Biophysical Liabilities (liability_choices_charge): Net charge or hydropathy liabilities to quantify

  • Type: string

  • Default: [‘Charge (>1)’]

  • Choices: [‘Charge (>-1)’, ‘Charge (>0)’, ‘Charge (>1)’, ‘Charge (>2)’, ‘Charge (>3)’, ‘Charge (>4)’, ‘Parker Hydropathy (<0.0)’, ‘Parker Hydropathy (<-0.1)’, ‘Parker Hydropathy (<-0.2)’, ‘Parker Hydropathy (<-0.3)’, ‘Parker Hydropathy (<-0.4)’, ‘Parker Hydropathy (<-0.5)’, ‘Parker Hydropathy (<-0.6)’, ‘Parker Hydropathy (<-0.7)’, ‘Parker Hydropathy (<-0.8)’, ‘Parker Hydropathy (<-0.9)’, ‘Parker Hydropathy (<-1.0)’, ‘Parker Hydropathy (<-2.0)’, ‘Parker Hydropathy (<-3.0)’, ‘Parker Hydropathy (<-4.0)’, ‘Parker Hydropathy (<-5.0)’]

Cysteine Liabilities (liability_choices_cysteine): cysteine-based liabilities to quantify

  • Type: string

  • Default: [‘Unpaired Cysteine’]

  • Choices: [‘Unpaired Cysteine’, ‘Any Cysteine’]

Upstream Long-Read (PacBio) OR Short-Read (Illumina)

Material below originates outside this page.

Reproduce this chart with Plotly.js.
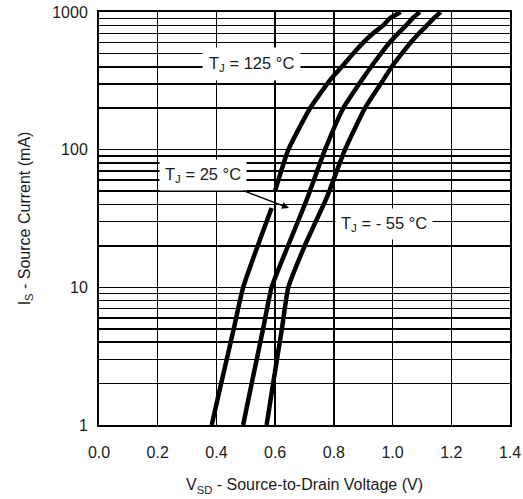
<!DOCTYPE html>
<html>
<head>
<meta charset="utf-8">
<script src="https://cdn.plot.ly/plotly-3.0.1.min.js"></script>
<style>html,body{margin:0;padding:0;background:#fff;}#chart{width:523px;height:499px;}</style>
</head>
<body>
<div id="chart"></div>
<script>
// Source-to-drain voltage (V) vs source current (mA)
const V_125 = [0.384, 0.416, 0.459, 0.491, 0.588, null, 0.599, 0.645, 0.719, 0.787, 0.827, 0.866, 0.900, 0.934, 0.968, 0.991, 1.028];
const I_125 = [1, 2, 5, 10, 37.7, null, 49.5, 100, 200, 320, 400, 500, 600, 700, 800, 900, 1000];

const V_25 = [0.491, 0.520, 0.559, 0.588, 0.645, 0.707, 0.770, 0.832, 0.895, 0.927, 0.961, 0.990, 1.019, 1.046, 1.068, 1.093];
const I_25 = [1, 2, 5, 10, 20.3, 43, 100, 200, 320, 400, 500, 600, 700, 800, 900, 1000];

const V_m55 = [0.571, 0.593, 0.623, 0.645, 0.702, 0.776, 0.838, 0.906, 0.968, 0.997, 1.032, 1.062, 1.090, 1.117, 1.140, 1.164];
const I_m55 = [1, 2, 5, 10, 20.3, 45, 100, 200, 320, 400, 500, 600, 700, 800, 900, 1000];

const seriesNames = ['T<sub>J</sub> = 125 °C', 'T<sub>J</sub> = 25 °C', 'T<sub>J</sub> = - 55 °C'];

const yTickVals = [1, 10, 100, 1000];
const yTickText = ['1', '10', '100', '1000'];
const yMinorVals = [2,3,4,5,6,7,8,9,20,30,40,50,60,70,80,90,200,300,400,500,600,700,800,900];

const xTitle = 'V<sub>SD</sub> - Source-to-Drain Voltage (V)';
const yTitle = 'I<sub>S</sub> - Source Current (mA)';

const lineStyle = {color: '#000', width: 4.5, shape: 'spline', smoothing: 0.5};
const traces = [
  {x: V_125, y: I_125, name: seriesNames[0], mode: 'lines', line: lineStyle, connectgaps: false},
  {x: V_25, y: I_25, name: seriesNames[1], mode: 'lines', line: lineStyle},
  {x: V_m55, y: I_m55, name: seriesNames[2], mode: 'lines', line: lineStyle}
];

const fontFam = 'Liberation Sans, Arial, Helvetica, sans-serif';
const labelFont = {family: fontFam, size: 16.5, color: '#1a1a1a'};

const layout = {
  width: 523, height: 499,
  margin: {l: 99, r: 13, t: 12, b: 74},
  paper_bgcolor: '#fff', plot_bgcolor: '#fff',
  showlegend: false,
  font: {family: fontFam, size: 16, color: '#1a1a1a'},
  xaxis: {
    range: [0, 1.4], dtick: 0.2, tick0: 0, tickformat: '.1f',
    showgrid: true, gridcolor: '#000', gridwidth: 1.5,
    zeroline: false, showline: true, mirror: true, linecolor: '#000', linewidth: 2,
    ticks: 'outside', ticklen: 12, tickcolor: 'rgba(0,0,0,0)',
    tickfont: {family: fontFam, size: 16, color: '#1a1a1a'},
    title: {text: xTitle, font: {family: fontFam, size: 16, color: '#1a1a1a'}, standoff: 19},
    automargin: false
  },
  yaxis: {
    type: 'log', range: [0, 3],
    tickmode: 'array', tickvals: yTickVals, ticktext: yTickText,
    showgrid: true, gridcolor: '#000', gridwidth: 1.5,
    minor: {tickmode: 'array', tickvals: yMinorVals, showgrid: true, gridcolor: '#000', gridwidth: 1.5, ticks: ''},
    zeroline: false, showline: true, mirror: true, linecolor: '#000', linewidth: 2,
    ticks: 'outside', ticklen: 6, tickcolor: 'rgba(0,0,0,0)',
    tickfont: {family: fontFam, size: 16, color: '#1a1a1a'},
    title: {text: yTitle, font: {family: fontFam, size: 16, color: '#1a1a1a'}, standoff: 18},
    automargin: false
  },
  annotations: [
    {x: 0.518, y: 2.62, xref: 'x', yref: 'y', text: seriesNames[0], showarrow: false,
     font: labelFont, bgcolor: '#fff', borderpad: 6},
    {x: 0.647, y: 1.576, xref: 'x', yref: 'y', text: seriesNames[1], showarrow: true,
     ax: -86, ay: -33, arrowhead: 2, arrowsize: 1, arrowwidth: 1.4, arrowcolor: '#000',
     font: labelFont, bgcolor: '#fff', borderpad: 5},
    {x: 0.971, y: 1.46, xref: 'x', yref: 'y', text: seriesNames[2], showarrow: false,
     font: labelFont, bgcolor: '#fff', borderpad: 5}
  ]
};

Plotly.newPlot('chart', traces, layout, {staticPlot: true, displayModeBar: false});
</script>
</body>
</html>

Output Basename of the Long-Read/PacBio Upstream Datasets (consolidate_out): This dataset contains all NGS files processed immediately after IgMatcher and before downstream processing (if barcode used, will use the sample name)

  • Required

  • Type: dataset_out

  • Default: up.long_read

Output Basename of the Short-Read/Illumina Upstream Datasets (consolidate_out_ill): This dataset contains all NGS files processed immediately after IgMatcher and before downstream processing (if barcode used, will use the sample name)

  • Required

  • Type: dataset_out

  • Default: up.short_read

Downstream Output Names

Output Name of the Consolidated Dataset (output_out): This dataset will contain a consolidated dataset where all sample names and barcode groups belong to same dataset

  • Required

  • Type: dataset_out

  • Default: down.consolidated

Output Basename of the Downstream Long-Read/PacBio Datasets (process_out): All records are written to downstream datasets according to group name, with this base name appended to output

  • Required

  • Type: dataset_out

  • Default: down.long_read

Output Basename of the Downstream Short-Read/Illumina Datasets (process_out_ill): All records are written to downstream datasets according to group name, with this base name appended to output

  • Required

  • Type: dataset_out

  • Default: down.short_read

Output CSV Filename (file_out_csv): All records are written to downstream csv file, must contain the *.csv extension

  • Required

  • Type: file_out

  • Default: down.consolidated.csv

Failure Output

Failed Dataset Output Name (fout): Contains failed records from both upstream and downstream processes

  • Required

  • Type: dataset_out

  • Default: problematic.ngs_abxtract_process